Your instructions:
Output the material word for word. Leave each picture out.

Data segment:
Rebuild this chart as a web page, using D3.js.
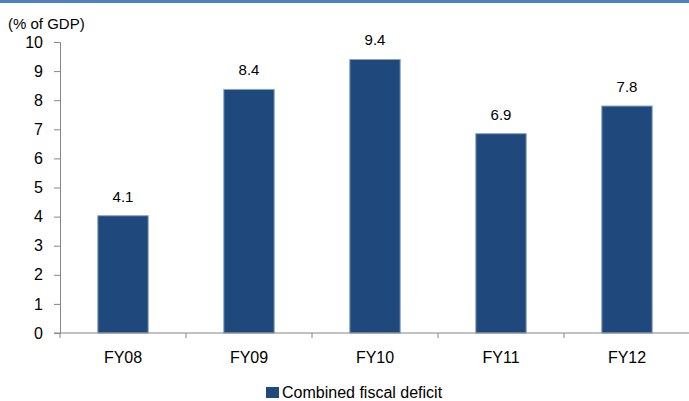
<!DOCTYPE html>
<html>
<head>
<meta charset="utf-8">
<script src="https://cdn.jsdelivr.net/npm/d3@7"></script>
<style>
  body { margin: 0; background: #fff; }
  text { font-family: "Liberation Sans", Arial, sans-serif; fill: #000; }
</style>
</head>
<body>
<div class="chart"></div>
<script>
var categories = ["FY08", "FY09", "FY10", "FY11", "FY12"];
// bar heights as drawn, and the labels printed over them
var deficit = [4.03, 8.37, 9.4, 6.85, 7.8];
var deficitLabels = ["4.1", "8.4", "9.4", "6.9", "7.8"];
var yTicks = [0, 1, 2, 3, 4, 5, 6, 7, 8, 9, 10];
var seriesName = "Combined fiscal deficit";

var svgWidth = 689;
var svgHeight = 401;

var margin = { top: 42, right: -1, bottom: 68, left: 60 };
var width = svgWidth - margin.left - margin.right;
var height = svgHeight - margin.top - margin.bottom;

var svg = d3.select(".chart")
  .append("svg")
  .attr("width", svgWidth)
  .attr("height", svgHeight);

// blue rule across the top
svg.append("rect")
  .attr("x", 0).attr("y", 0)
  .attr("width", svgWidth).attr("height", 3)
  .attr("fill", "#4f81bd");

var chartGroup = svg.append("g")
  .attr("transform", `translate(${margin.left}, ${margin.top})`);

var xScale = d3.scaleBand()
  .domain(categories)
  .range([0, width])
  .paddingInner(0.6)
  .paddingOuter(0.3);

var yScale = d3.scaleLinear()
  .domain([0, 10])
  .range([height, 0]);

// bars
chartGroup.selectAll("rect.bar")
  .data(deficit)
  .enter()
  .append("rect")
  .attr("class", "bar")
  .attr("x", (d, i) => xScale(categories[i]))
  .attr("y", d => yScale(d))
  .attr("width", xScale.bandwidth())
  .attr("height", d => height - yScale(d))
  .attr("fill", "#1f497d")
  .attr("stroke", "#8aa4c4")
  .attr("stroke-width", 1);

// value labels
chartGroup.selectAll("text.val")
  .data(deficit)
  .enter()
  .append("text")
  .attr("class", "val")
  .attr("x", (d, i) => xScale(categories[i]) + xScale.bandwidth() / 2)
  .attr("y", d => yScale(d) - 14)
  .attr("text-anchor", "middle")
  .style("font-size", "15px")
  .text((d, i) => deficitLabels[i]);

// y axis
var leftAxis = d3.axisLeft(yScale)
  .tickValues(yTicks)
  .tickSize(6)
  .tickPadding(11)
  .tickFormat(d3.format("d"));

var yAxis = chartGroup.append("g").call(leftAxis);
yAxis.select(".domain").attr("stroke", "#868686");
yAxis.selectAll(".tick line").attr("stroke", "#868686");
yAxis.selectAll(".tick text").style("font-size", "16px").attr("fill", "#000");

// x axis with ticks at band edges
var xAxisG = chartGroup.append("g")
  .attr("transform", `translate(0, ${height})`);

xAxisG.append("line")
  .attr("x1", -6).attr("x2", width)
  .attr("y1", 0).attr("y2", 0)
  .attr("stroke", "#868686");

var step = xScale.step();
var edges = categories.map(c => xScale(c) - xScale.paddingOuter() * step);
xAxisG.selectAll("line.edge")
  .data(edges)
  .enter()
  .append("line")
  .attr("class", "edge")
  .attr("x1", d => d).attr("x2", d => d)
  .attr("y1", 0).attr("y2", 5)
  .attr("stroke", "#868686");

xAxisG.selectAll("text.cat")
  .data(categories)
  .enter()
  .append("text")
  .attr("class", "cat")
  .attr("x", d => xScale(d) + xScale.bandwidth() / 2)
  .attr("y", 30)
  .attr("text-anchor", "middle")
  .style("font-size", "16px")
  .text(d => d);

// y axis title
svg.append("text")
  .attr("x", 8)
  .attr("y", 29)
  .style("font-size", "15px")
  .text("(% of GDP)");

// legend
var legend = svg.append("g")
  .attr("transform", "translate(266, 387)");
legend.append("rect")
  .attr("width", 13).attr("height", 11)
  .attr("fill", "#1f497d");
legend.append("text")
  .attr("x", 16)
  .attr("y", 11)
  .style("font-size", "16px")
  .text(seriesName);
</script>
</body>
</html>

Answer to this problem:
Rebuild this chart as a web page, using D3.js.
<!DOCTYPE html>
<html>
<head>
<meta charset="utf-8">
<script src="https://cdn.jsdelivr.net/npm/d3@7"></script>
<style>
  body { margin: 0; background: #fff; }
  text { font-family: "Liberation Sans", Arial, sans-serif; fill: #000; }
</style>
</head>
<body>
<div class="chart"></div>
<script>
var categories = ["FY08", "FY09", "FY10", "FY11", "FY12"];
// bar heights as drawn, and the labels printed over them
var deficit = [4.03, 8.37, 9.4, 6.85, 7.8];
var deficitLabels = ["4.1", "8.4", "9.4", "6.9", "7.8"];
var yTicks = [0, 1, 2, 3, 4, 5, 6, 7, 8, 9, 10];
var seriesName = "Combined fiscal deficit";

var svgWidth = 689;
var svgHeight = 401;

var margin = { top: 42, right: -1, bottom: 68, left: 60 };
var width = svgWidth - margin.left - margin.right;
var height = svgHeight - margin.top - margin.bottom;

var svg = d3.select(".chart")
  .append("svg")
  .attr("width", svgWidth)
  .attr("height", svgHeight);

// blue rule across the top
svg.append("rect")
  .attr("x", 0).attr("y", 0)
  .attr("width", svgWidth).attr("height", 3)
  .attr("fill", "#4f81bd");

var chartGroup = svg.append("g")
  .attr("transform", `translate(${margin.left}, ${margin.top})`);

var xScale = d3.scaleBand()
  .domain(categories)
  .range([0, width])
  .paddingInner(0.6)
  .paddingOuter(0.3);

var yScale = d3.scaleLinear()
  .domain([0, 10])
  .range([height, 0]);

// bars
chartGroup.selectAll("rect.bar")
  .data(deficit)
  .enter()
  .append("rect")
  .attr("class", "bar")
  .attr("x", (d, i) => xScale(categories[i]))
  .attr("y", d => yScale(d))
  .attr("width", xScale.bandwidth())
  .attr("height", d => height - yScale(d))
  .attr("fill", "#1f497d")
  .attr("stroke", "#8aa4c4")
  .attr("stroke-width", 1);

// value labels
chartGroup.selectAll("text.val")
  .data(deficit)
  .enter()
  .append("text")
  .attr("class", "val")
  .attr("x", (d, i) => xScale(categories[i]) + xScale.bandwidth() / 2)
  .attr("y", d => yScale(d) - 14)
  .attr("text-anchor", "middle")
  .style("font-size", "15px")
  .text((d, i) => deficitLabels[i]);

// y axis
var leftAxis = d3.axisLeft(yScale)
  .tickValues(yTicks)
  .tickSize(6)
  .tickPadding(11)
  .tickFormat(d3.format("d"));

var yAxis = chartGroup.append("g").call(leftAxis);
yAxis.select(".domain").attr("stroke", "#868686");
yAxis.selectAll(".tick line").attr("stroke", "#868686");
yAxis.selectAll(".tick text").style("font-size", "16px").attr("fill", "#000");

// x axis with ticks at band edges
var xAxisG = chartGroup.append("g")
  .attr("transform", `translate(0, ${height})`);

xAxisG.append("line")
  .attr("x1", -6).attr("x2", width)
  .attr("y1", 0).attr("y2", 0)
  .attr("stroke", "#868686");

var step = xScale.step();
var edges = categories.map(c => xScale(c) - xScale.paddingOuter() * step);
xAxisG.selectAll("line.edge")
  .data(edges)
  .enter()
  .append("line")
  .attr("class", "edge")
  .attr("x1", d => d).attr("x2", d => d)
  .attr("y1", 0).attr("y2", 5)
  .attr("stroke", "#868686");

xAxisG.selectAll("text.cat")
  .data(categories)
  .enter()
  .append("text")
  .attr("class", "cat")
  .attr("x", d => xScale(d) + xScale.bandwidth() / 2)
  .attr("y", 30)
  .attr("text-anchor", "middle")
  .style("font-size", "16px")
  .text(d => d);

// y axis title
svg.append("text")
  .attr("x", 8)
  .attr("y", 29)
  .style("font-size", "15px")
  .text("(% of GDP)");

// legend
var legend = svg.append("g")
  .attr("transform", "translate(266, 387)");
legend.append("rect")
  .attr("width", 13).attr("height", 11)
  .attr("fill", "#1f497d");
legend.append("text")
  .attr("x", 16)
  .attr("y", 11)
  .style("font-size", "16px")
  .text(seriesName);
</script>
</body>
</html>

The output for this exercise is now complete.